Overriding a Colour with a Texture Sequence
In production, you may need to map a live action sequence or bitmap image sequence into a zone or over several zones. For example, you could have a mirror shattered into several pieces and you want to map video or someone talking into those pieces. You can paint the mirror pieces with a specific colour swatch and use the Colour-Override node to map the image sequence into the pieces. It can also be a single image without having to be an image sequence.
NOTE To learn how to modify a texture's exposure based on an animation or character's motion, see Animating Textures Based on Action .
How to override a colour with a bitmap image sequence
- From the Node Library view, drag a Colour-Override node to the Node view.
- In the Node view, connect the Colour-Override node under the drawing node that contains the line you want to animate.

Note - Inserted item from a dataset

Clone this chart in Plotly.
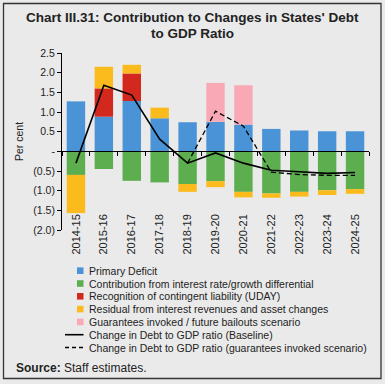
import plotly.graph_objects as go

categories = ["2014-15", "2015-16", "2016-17", "2017-18", "2018-19", "2019-20",
              "2020-21", "2021-22", "2022-23", "2023-24", "2024-25"]
primary_deficit = [1.27, 0.88, 1.28, 0.84, 0.74, 0.75, 0.68, 0.57, 0.53, 0.51, 0.51]
interest_growth = [-0.60, -0.45, -0.75, -0.79, -0.83, -0.76, -1.03, -1.07, -1.03, -0.99, -0.96]
uday = [None, 0.72, 0.70, None, None, None, None, None, None, None, None]
residual = [-0.97, 0.55, 0.22, 0.27, -0.20, -0.15, -0.14, -0.11, -0.12, -0.12, -0.12]
guarantees = [None, None, None, None, None, 0.99, 1.00, None, None, None, None]
baseline = [-0.30, 1.68, 1.43, 0.31, -0.30, -0.04, -0.30, -0.48, -0.52, -0.56, -0.54]
scenario = [None, None, None, None, -0.30, 1.02, 0.64, -0.53, -0.59, -0.61, -0.61]

ytick_vals = [2.5, 2.0, 1.5, 1.0, 0.5, 0, -0.5, -1.0, -1.5, -2.0]
ytick_text = ["2.5", "2.0", "1.5", "1.0", "0.5", "-", "(0.5)", "(1.0)", "(1.5)", "(2.0)"]

title_lines = ["Chart III.31: Contribution to Changes in States' Debt", "to GDP Ratio"]
bar_names = ["Primary Deficit",
             "Contribution from interest rate/growth differential",
             "Recognition of contingent liability (UDAY)",
             "Residual from interest revenues and asset changes",
             "Guarantees invoked / future bailouts scenario"]
line_names = ["Change in Debt to GDP ratio (Baseline)",
              "Change in Debt to GDP ratio (guarantees invoked scenario)"]
colors = ["#4a93d6", "#5cae4f", "#d3281d", "#fbbb1c", "#f8a9b5"]

W, H = 385, 384
L, R, T, B = 62, 16, 53, 154
PW, PH = W - L - R, H - T - B


def px(x):
    return (x - L) / PW


def py(y):
    return (H - B - y) / PH


fig = go.Figure()
for name, vals, col in zip(bar_names, [primary_deficit, interest_growth, uday, residual, guarantees], colors):
    fig.add_trace(go.Bar(x=categories, y=vals, name=name, marker=dict(color=col, line=dict(width=0)),
                         width=0.66, showlegend=False))

fig.add_trace(go.Scatter(x=categories, y=baseline, mode="lines", name=line_names[0],
                         line=dict(color="black", width=1.6), showlegend=False))
fig.add_trace(go.Scatter(x=categories, y=scenario, mode="lines", name=line_names[1],
                         line=dict(color="black", width=1.3, dash="5px,3px"), showlegend=False))
# helper trace for the zero-line axis with boundary ticks
fig.add_trace(go.Scatter(x=categories, y=[0] * len(categories), mode="markers", xaxis="x2",
                         marker=dict(size=1, opacity=0), showlegend=False, hoverinfo="skip"))

shapes = []
annotations = []
# title
for k, (txt, yc) in enumerate(zip(title_lines, [18.0, 33.5])):
    annotations.append(dict(text="<b>" + txt + "</b>", xref="paper", yref="paper", x=px(192.5),
                            y=py(yc), xanchor="center", yanchor="middle", showarrow=False,
                            font=dict(size=13.5, color="#222")))
# legend
row0, step = 270.7, 12.8
for i, (name, col) in enumerate(zip(bar_names, colors)):
    yc = row0 + step * i
    shapes.append(dict(type="rect", xref="paper", yref="paper", x0=px(77), x1=px(83.5),
                       y0=py(yc + 3.3), y1=py(yc - 3.3), fillcolor=col, line=dict(width=0)))
    annotations.append(dict(text=name, xref="paper", yref="paper", x=px(86.5), y=py(yc),
                            xanchor="left", yanchor="middle", showarrow=False,
                            font=dict(size=10.5, color="#222")))
for j, name in enumerate(line_names):
    yc = row0 + step * (5 + j)
    shapes.append(dict(type="line", xref="paper", yref="paper", x0=px(65), x1=px(83.5),
                       y0=py(yc), y1=py(yc),
                       line=dict(color="black", width=1.6 if j == 0 else 1.4,
                                 dash="solid" if j == 0 else "4px,3px")))
    annotations.append(dict(text=name, xref="paper", yref="paper", x=px(86.5), y=py(yc),
                            xanchor="left", yanchor="middle", showarrow=False,
                            font=dict(size=10.5, color="#222")))

annotations.append(dict(text="Per cent", xref="paper", yref="paper", x=px(19), y=py(142),
                        textangle=-90, showarrow=False, xanchor="center", yanchor="middle",
                        font=dict(size=10.5, color="#222")))
annotations.append(dict(text="<b>Source:</b> Staff estimates.", xref="paper", yref="paper",
                        x=px(14), y=py(367.5), xanchor="left", yanchor="middle", showarrow=False,
                        font=dict(size=12, color="#222")))
# outer frame
shapes.append(dict(type="rect", xref="paper", yref="paper", x0=px(3.5), x1=px(381),
                   y0=py(378.5), y1=py(3.5), line=dict(color="#333", width=1.3),
                   fillcolor="rgba(0,0,0,0)", layer="above"))

ymin, ymax = -2.0, 2.5
fig.update_layout(
    width=W, height=H,
    margin=dict(l=L, r=R, t=T, b=B, autoexpand=False),
    barmode="relative",
    bargap=0.34,
    paper_bgcolor="#eaeaea", plot_bgcolor="#eaeaea",
    font=dict(family="Liberation Sans, Arial, sans-serif", color="#222", size=10),
    xaxis=dict(type="category", range=[-0.5, 10.5], showline=False, ticks="",
               automargin=False, ticklabelstandoff=-19,
               tickangle=-90, tickfont=dict(size=11, color="#222"), showgrid=False),
    xaxis2=dict(type="category", overlaying="x", anchor="free", position=(0 - ymin) / (ymax - ymin),
                range=[-0.5, 10.5], showline=True, linecolor="black", linewidth=1.2,
                ticks="outside", tickson="boundaries", ticklen=3.5, tickcolor="black",
                showticklabels=False, showgrid=False, side="bottom", automargin=False),
    yaxis=dict(range=[ymin, ymax], tickvals=ytick_vals, ticktext=ytick_text, showline=True,
               linecolor="black", linewidth=1, ticks="outside", ticklen=4, tickcolor="black",
               automargin=False,
               showgrid=False, zeroline=False, tickfont=dict(size=10.5, color="#222")),
    shapes=shapes,
    annotations=annotations,
)

fig.write_html("out.html", config={"displayModeBar": False},
               post_script="document.body.style.margin='0';document.body.style.overflow='hidden';")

- Connect the Live Action or Bitmap Image Sequence node in the Colour-Override's left port. The blue left port will input the images into the colour zones. Note that your image sequence's exposure needs to span over all the frames you it to be visible for. If there is not images exposed, the colour will not be overridden when frames are blank.
- Click the Colour-Override's square yellow button to open its property editor.
- In the Colour-Override window, in the Palettes section, select the palette containing the colour to override.
- In the Colours section, select the pencil texture used to draw your lines and drag it to the Colour-Override section.
- Once the swatch appears in the Colour-Override section, select it and then click the Override Mode button and select Texture - Use Image Input.
- In the Node view, select the bitmap image node.
- In the Advanced Animation toolbar, select the Translate , Rotate or Scale tool.
- In the Camera view bottom toolbar, enable the Render mode.
- In the Camera view, move the Bitmap Image position. As you move it, you will see the texture fills being modified. You can animate the position by adding position keyframes in the Timeline view.